----- SUPPLIED DATA

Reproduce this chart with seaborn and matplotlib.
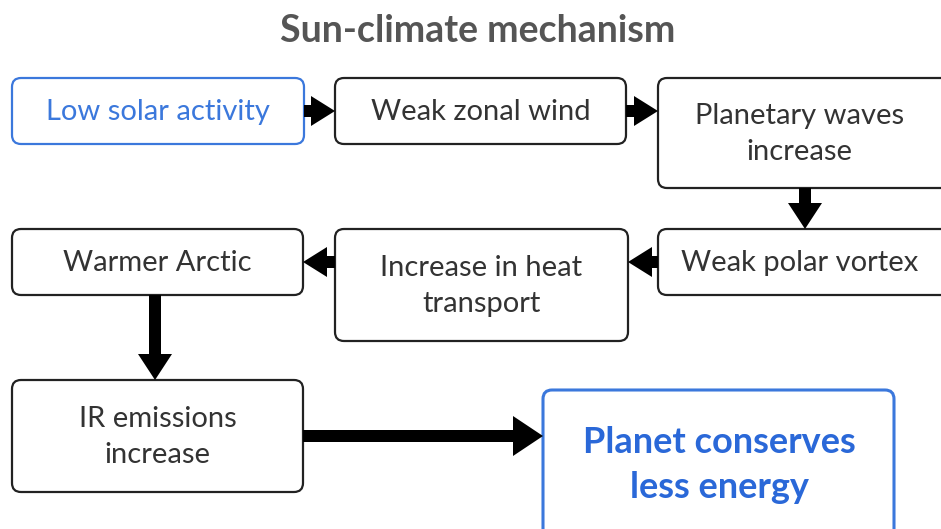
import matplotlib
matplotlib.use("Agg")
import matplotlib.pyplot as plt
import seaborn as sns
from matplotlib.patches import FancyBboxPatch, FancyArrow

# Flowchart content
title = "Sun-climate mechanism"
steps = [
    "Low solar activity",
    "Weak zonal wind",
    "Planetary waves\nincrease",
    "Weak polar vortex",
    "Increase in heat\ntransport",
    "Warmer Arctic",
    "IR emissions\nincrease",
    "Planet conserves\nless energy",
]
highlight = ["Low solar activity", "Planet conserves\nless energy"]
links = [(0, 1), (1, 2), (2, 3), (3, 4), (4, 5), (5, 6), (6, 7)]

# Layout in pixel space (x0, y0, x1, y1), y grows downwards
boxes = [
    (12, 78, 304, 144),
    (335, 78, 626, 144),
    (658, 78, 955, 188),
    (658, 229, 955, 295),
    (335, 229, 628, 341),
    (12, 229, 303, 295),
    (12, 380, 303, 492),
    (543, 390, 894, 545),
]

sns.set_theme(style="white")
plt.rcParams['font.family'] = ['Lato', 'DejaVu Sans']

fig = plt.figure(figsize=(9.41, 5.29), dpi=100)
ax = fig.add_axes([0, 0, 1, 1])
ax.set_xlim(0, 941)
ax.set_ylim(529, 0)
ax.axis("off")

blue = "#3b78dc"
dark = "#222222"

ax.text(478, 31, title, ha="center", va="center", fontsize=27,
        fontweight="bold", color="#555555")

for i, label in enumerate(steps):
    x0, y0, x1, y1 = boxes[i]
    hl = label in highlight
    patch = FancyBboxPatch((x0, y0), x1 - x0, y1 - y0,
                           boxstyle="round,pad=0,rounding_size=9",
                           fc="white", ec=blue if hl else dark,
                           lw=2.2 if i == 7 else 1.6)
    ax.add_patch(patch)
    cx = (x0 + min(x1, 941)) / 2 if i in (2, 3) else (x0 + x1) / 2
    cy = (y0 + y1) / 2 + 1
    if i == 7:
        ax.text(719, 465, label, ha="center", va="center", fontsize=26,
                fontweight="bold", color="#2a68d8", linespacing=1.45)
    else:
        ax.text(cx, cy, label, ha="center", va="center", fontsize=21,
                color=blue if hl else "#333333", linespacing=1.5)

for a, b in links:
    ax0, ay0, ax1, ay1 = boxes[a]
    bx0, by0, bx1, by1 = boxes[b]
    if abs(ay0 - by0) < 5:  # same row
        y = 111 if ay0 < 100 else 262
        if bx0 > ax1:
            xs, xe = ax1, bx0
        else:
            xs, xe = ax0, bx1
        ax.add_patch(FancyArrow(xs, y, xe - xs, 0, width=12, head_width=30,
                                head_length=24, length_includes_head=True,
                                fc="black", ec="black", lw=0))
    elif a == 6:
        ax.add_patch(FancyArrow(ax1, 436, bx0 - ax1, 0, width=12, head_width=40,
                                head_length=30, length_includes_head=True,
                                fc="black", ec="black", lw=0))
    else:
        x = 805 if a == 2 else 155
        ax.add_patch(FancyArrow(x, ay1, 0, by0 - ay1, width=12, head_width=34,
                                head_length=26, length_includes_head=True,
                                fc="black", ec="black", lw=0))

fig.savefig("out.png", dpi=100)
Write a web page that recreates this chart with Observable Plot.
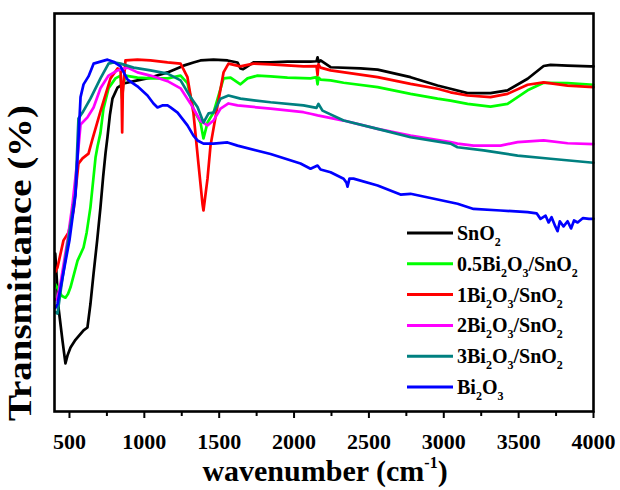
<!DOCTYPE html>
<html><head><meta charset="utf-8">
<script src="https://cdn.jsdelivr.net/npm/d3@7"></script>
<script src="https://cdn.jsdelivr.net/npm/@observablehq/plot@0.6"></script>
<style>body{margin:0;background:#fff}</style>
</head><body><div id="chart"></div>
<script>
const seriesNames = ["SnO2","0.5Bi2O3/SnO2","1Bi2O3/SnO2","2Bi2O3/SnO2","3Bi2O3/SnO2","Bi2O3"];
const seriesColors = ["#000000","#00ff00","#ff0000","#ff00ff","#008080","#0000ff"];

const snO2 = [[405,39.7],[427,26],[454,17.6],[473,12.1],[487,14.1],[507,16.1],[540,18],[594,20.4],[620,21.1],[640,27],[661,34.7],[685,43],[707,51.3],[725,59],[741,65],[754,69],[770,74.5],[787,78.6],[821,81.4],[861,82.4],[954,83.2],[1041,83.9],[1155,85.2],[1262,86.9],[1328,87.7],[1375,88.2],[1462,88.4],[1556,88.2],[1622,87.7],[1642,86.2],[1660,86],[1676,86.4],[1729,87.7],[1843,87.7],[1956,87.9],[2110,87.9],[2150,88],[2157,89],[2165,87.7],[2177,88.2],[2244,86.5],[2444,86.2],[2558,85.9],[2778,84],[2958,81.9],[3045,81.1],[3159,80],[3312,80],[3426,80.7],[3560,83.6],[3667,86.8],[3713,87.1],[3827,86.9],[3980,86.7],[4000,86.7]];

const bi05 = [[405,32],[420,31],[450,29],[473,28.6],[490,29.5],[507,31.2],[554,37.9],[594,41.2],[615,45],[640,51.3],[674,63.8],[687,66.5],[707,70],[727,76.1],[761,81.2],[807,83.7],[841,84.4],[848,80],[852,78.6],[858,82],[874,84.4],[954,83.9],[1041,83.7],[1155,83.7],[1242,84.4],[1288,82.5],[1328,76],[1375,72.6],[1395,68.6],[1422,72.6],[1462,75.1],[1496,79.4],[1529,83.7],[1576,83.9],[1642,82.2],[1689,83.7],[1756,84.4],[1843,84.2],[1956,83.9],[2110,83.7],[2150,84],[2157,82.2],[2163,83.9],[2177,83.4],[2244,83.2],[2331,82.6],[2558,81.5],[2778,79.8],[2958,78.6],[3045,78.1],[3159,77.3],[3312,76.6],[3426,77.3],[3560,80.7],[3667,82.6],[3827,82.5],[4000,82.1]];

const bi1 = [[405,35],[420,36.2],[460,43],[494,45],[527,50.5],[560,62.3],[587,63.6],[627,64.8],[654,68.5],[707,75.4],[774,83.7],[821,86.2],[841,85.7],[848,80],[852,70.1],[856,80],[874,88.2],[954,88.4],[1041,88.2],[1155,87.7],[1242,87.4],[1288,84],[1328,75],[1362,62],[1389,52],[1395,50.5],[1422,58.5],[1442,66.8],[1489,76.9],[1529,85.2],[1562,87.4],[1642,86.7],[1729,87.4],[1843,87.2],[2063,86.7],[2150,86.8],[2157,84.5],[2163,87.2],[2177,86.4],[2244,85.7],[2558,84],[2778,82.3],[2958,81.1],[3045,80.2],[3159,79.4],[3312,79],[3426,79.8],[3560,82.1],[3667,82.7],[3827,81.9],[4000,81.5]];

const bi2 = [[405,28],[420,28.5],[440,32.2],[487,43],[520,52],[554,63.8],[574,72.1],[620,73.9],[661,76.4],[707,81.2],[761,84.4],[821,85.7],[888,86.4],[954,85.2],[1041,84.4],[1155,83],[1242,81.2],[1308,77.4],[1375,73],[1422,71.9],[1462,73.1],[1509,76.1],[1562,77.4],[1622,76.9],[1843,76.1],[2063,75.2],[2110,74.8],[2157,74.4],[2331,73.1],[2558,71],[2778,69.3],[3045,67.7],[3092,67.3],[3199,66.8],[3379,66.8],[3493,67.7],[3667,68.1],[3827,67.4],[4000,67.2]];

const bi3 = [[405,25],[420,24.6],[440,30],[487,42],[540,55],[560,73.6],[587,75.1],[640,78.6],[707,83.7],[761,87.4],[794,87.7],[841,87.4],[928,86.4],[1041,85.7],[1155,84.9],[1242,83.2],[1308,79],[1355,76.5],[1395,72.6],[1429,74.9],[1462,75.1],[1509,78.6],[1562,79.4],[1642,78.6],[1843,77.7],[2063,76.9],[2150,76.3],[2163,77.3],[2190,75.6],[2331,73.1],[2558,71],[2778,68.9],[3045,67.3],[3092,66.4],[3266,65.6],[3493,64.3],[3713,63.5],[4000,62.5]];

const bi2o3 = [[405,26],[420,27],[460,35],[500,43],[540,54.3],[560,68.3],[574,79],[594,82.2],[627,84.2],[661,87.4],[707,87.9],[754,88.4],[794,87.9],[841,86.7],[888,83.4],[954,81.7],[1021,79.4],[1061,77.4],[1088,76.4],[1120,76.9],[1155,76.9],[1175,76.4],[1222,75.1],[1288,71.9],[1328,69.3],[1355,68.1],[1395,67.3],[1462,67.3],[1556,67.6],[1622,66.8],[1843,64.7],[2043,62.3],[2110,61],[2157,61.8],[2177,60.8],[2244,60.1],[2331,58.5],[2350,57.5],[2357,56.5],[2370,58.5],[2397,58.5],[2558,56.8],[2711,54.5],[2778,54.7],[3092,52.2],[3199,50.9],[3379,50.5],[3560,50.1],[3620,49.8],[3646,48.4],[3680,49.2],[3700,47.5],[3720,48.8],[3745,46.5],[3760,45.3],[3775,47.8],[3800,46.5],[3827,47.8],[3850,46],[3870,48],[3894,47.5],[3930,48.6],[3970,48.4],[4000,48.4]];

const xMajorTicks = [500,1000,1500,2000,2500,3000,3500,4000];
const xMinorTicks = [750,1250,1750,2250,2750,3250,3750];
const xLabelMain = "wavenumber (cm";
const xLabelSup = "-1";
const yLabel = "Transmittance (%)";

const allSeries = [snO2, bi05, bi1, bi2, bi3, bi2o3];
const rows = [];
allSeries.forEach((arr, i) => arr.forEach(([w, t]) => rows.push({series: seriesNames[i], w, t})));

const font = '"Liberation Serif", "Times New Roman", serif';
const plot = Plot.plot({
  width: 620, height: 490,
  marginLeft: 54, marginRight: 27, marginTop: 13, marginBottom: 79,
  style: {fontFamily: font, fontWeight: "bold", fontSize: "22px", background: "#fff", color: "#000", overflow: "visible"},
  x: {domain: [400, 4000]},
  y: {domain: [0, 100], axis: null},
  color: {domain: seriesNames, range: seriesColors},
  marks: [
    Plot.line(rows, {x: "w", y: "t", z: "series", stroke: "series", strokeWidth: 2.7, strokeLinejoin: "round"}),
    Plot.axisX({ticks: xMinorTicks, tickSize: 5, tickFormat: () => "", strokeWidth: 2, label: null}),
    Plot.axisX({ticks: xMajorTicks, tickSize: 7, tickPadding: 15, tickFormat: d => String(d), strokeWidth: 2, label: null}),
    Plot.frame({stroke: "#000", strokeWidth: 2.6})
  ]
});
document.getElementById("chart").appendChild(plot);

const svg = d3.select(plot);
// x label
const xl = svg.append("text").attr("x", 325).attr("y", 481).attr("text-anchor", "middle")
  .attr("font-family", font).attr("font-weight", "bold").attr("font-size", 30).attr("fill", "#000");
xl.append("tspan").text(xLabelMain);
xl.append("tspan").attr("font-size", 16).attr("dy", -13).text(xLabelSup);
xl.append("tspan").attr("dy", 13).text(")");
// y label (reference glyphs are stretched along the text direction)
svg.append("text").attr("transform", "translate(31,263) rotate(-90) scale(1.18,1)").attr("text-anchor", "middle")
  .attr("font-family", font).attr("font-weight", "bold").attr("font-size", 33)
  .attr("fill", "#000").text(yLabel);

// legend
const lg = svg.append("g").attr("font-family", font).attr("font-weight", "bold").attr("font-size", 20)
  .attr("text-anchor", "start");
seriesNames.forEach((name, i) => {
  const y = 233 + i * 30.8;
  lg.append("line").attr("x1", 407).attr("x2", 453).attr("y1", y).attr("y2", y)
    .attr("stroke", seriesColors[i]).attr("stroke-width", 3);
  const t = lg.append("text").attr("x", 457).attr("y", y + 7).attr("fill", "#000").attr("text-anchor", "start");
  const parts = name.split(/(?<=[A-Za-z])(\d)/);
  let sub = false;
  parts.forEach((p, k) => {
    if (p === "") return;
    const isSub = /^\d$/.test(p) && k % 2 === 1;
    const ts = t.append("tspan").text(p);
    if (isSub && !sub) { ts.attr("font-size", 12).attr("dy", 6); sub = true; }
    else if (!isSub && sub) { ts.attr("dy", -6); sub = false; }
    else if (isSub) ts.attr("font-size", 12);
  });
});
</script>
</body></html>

----------

▶ EXERCISE INSTRUCTIONS
Which lines above hold the word "this"? Copy each of them.

▶ THE REPLY
Reproduce this chart with seaborn and matplotlib.
Write a web page that recreates this chart with Observable Plot.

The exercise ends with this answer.